The total net underwriting loss of $24.5 billion for the U.S. property/casualty industry after the first six months of 2023 is $2 billion less than total losses recorded for all of 2022, according to a new AM Best report.
Catastrophe losses added 9.6 points to the industry combined ratio, which AM Best estimates at 104.5 for the first six months of 2023, according to the report titled, “First Look: 6-Month 2023 US Property/Casualty Financial Results.”
A year-to-year comparison in the report shows that last year’s first-half combined ratio of 100.2, included 5.6 points attributable to catastrophe losses.
The overall combined ratios for both six-month periods included a few points of favorable prior-year loss reserve development—1.4 points this year and 1.8 points in 2022, according to breakdowns presented in the report.

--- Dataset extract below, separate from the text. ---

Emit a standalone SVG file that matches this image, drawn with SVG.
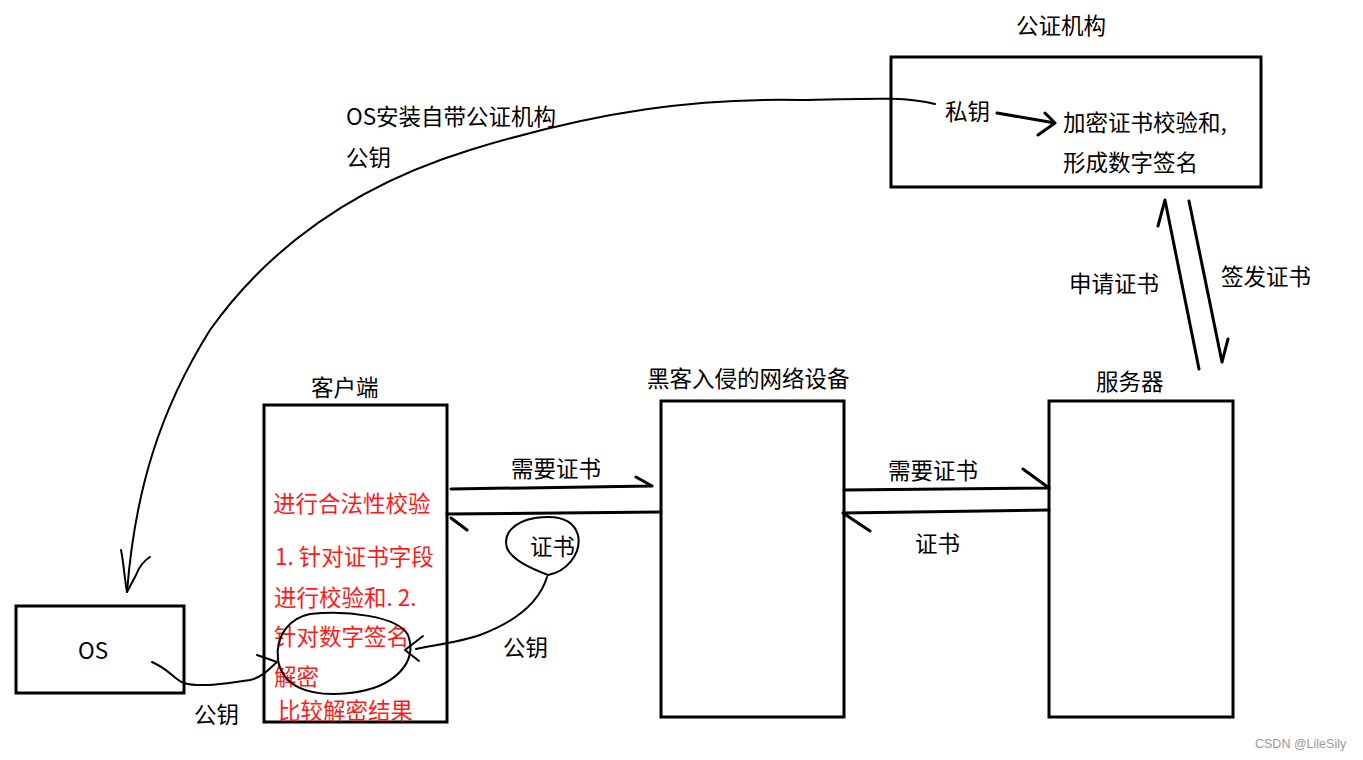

AM Best analysts said the personal lines segment, specifically the homeowners line of business, was primarily responsible for the decline in underwriting results.
“Secondary perils continued to drive poor loss experience as we see in the catastrophe losses for the first half of 2023.” said Christopher Graham, senior industry research analyst, AM Best.
The $24.5 billion underwriting loss in the first half of 2023 compares with $6.6 billion for the same prior year period, underscoring “the ongoing headwinds such as rising loss costs, above average catastrophe activity, and adverse trends in personal auto, that U.S. P/C insurers face,” AM Best said.
During the period, net investment income declined 8%. Together the higher underwriting loss and lower investment income results drove pre-tax operating income down 69.5% to $9.4 billion, in the first half of 2023, according to the report.
A 40.7% drop in realized capital gains pushed net income down 71.9% to $8.8 billion, according to AM Best’s preliminary figures.
Still the U.S. P/C industry’s surplus increased 6.7% from year-end of 2022, with unrealized capital gains helping to push total surplus up over $1 trillion—to $1.05 trillion.
The report also show direct premiums by line of business for 2023 and five prior six-month periods. Net of reinsurance, overall premiums for the U.S. P/C industry grew 9.7%, the report shows.
The preliminary results set forth in the AM Best report are based on data from companies whose six-month 2023 interim period statutory statements were received as of Aug. 30, 2023. These companies account for an estimated 98% of total industry net premiums written and 98 percent of policyholder surplus.